LOS ANGELES — During a walk through the Huntington Botanical Gardens with her mother one morning, Brenda Ramirez was alarmed by the sudden squawks, warbles, and screeches of troops of parrots flying overhead at great speed in tight, precise formations.
“I asked my mom what they were,” Ramirez recalled of that day 14 years ago. “She said, ‘Mija, they are just like the parrots from Mexico we’ve seen in zoos, except for one thing: They are free flying and breed in the trees along our city streets.’”
Ramirez was entranced by this fleeting glimpse of adaptation by tropical species in one of the world’s greatest asphalt jungles.
Now, at 27, she leads a team of investigators at the Free Flying Los Angeles Parrot Project based in Occidental College’s Moore Laboratory of Zoology, which aims to resolve a biological puzzle: How did red-crowned and lilac-crowned parrots establish local urban breeding populations via the pet trade from Mexico, where both species are on the brink of extinction?

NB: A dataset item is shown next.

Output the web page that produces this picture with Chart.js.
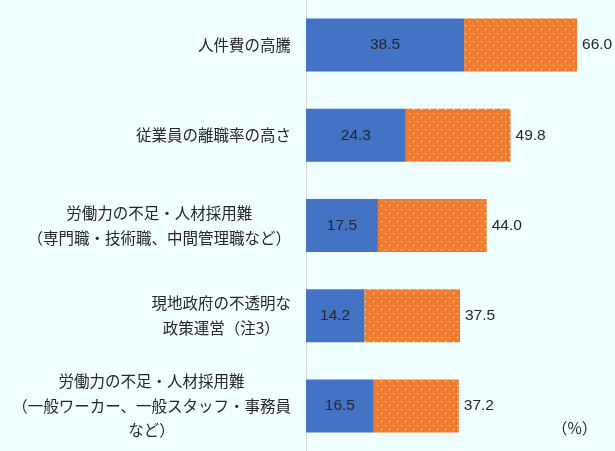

A potential answer is that Southern California cities have only in the last 100 years provided these sister species with a resource untapped by native birds: the fruits and flowers of exotic trees used for landscaping, according to the team’s new report in the journal Diversity and Distributions.
Their findings add to a growing body of evidence that some introduced species including these feral parrots can experience rapid niche shifts beyond what appears to be possible in the forested regions of northern Mexico they evolved in.
For example, the driest month in Southern California is significantly drier than any portion of their native habitats in the western and eastern coastal regions of Mexico, the study says. The timing of the precipitation here is also different, with a winter rainfall regime rather than summer rains.
“Artificial irrigation may close the gap between native and introduced climates,” the study suggests, “allowing more year-round vegetation in Southern California cities than expected given its natural precipitation levels.”
That “urban oasis effect” created by sprinkler watering systems “could partly explain why introduced parrots do not seem to be spreading beyond urban centers,” it says. “Their intelligence and behavioral plasticity might further allow them to adapt to urban life.”
The look of Southern California’s green canopies has changed significantly since the 1950s and ‘60s, when developers turned up their noses at native oaks and sycamores. They chose instead to landscape their subdivisions, apartment complexes, business parks, shopping centers and roadways with nonnative trees, including sweet gums, camphor, carrotwood, fig, and ficus trees — all favored by parrots.
For reasons that are not fully understood, several hundred parrots seek evening accommodations each night in the limbs of fig and London plane trees lining a bustling stretch of Rosemead Boulevard in Temple City. The odd locale is believed to be one of the most populous roosting sites for parrots in the Los Angeles area.
“It’s just cultural memory: They spend all day feeding on the seeds, berries, and flowers of the surrounding tropical treescape,” said John McCormack, director and curator of the Moore Lab of Zoology, during a recent visit to the boulevard. “At sundown, they come together here to rest and sleep.”
Those birds and other introduced species of parrots and parakeets that have found niches in the clatter and commotion of Southern California city life are believed to be descendants of released pets, especially during the 1970s and ‘80s, when the illegal importation of such wild birds reached its peak, according to the study.
Red-crowned parrots, whose home range is restricted to the lowlands of northeast Mexico, were first recorded in the Los Angeles area in 1963. Since then, the population has swelled to more than 3,000 birds, the study says.
The number of lilac-crowned parrots, which are endemic to tropical lowlands in west Mexico and became established locally in the 1980s, is about 800 birds.
Given that both species are considered endangered in their home ranges in Mexico due to habitat loss and trapping for the pet trade, local established flocks have become prized for their conservation potential.
The two species are so similar in size and color that even experts have a tough time telling them apart. Both are crow-sized, chunky birds that establish lifelong pair bonds that usually produce one brood per breeding season.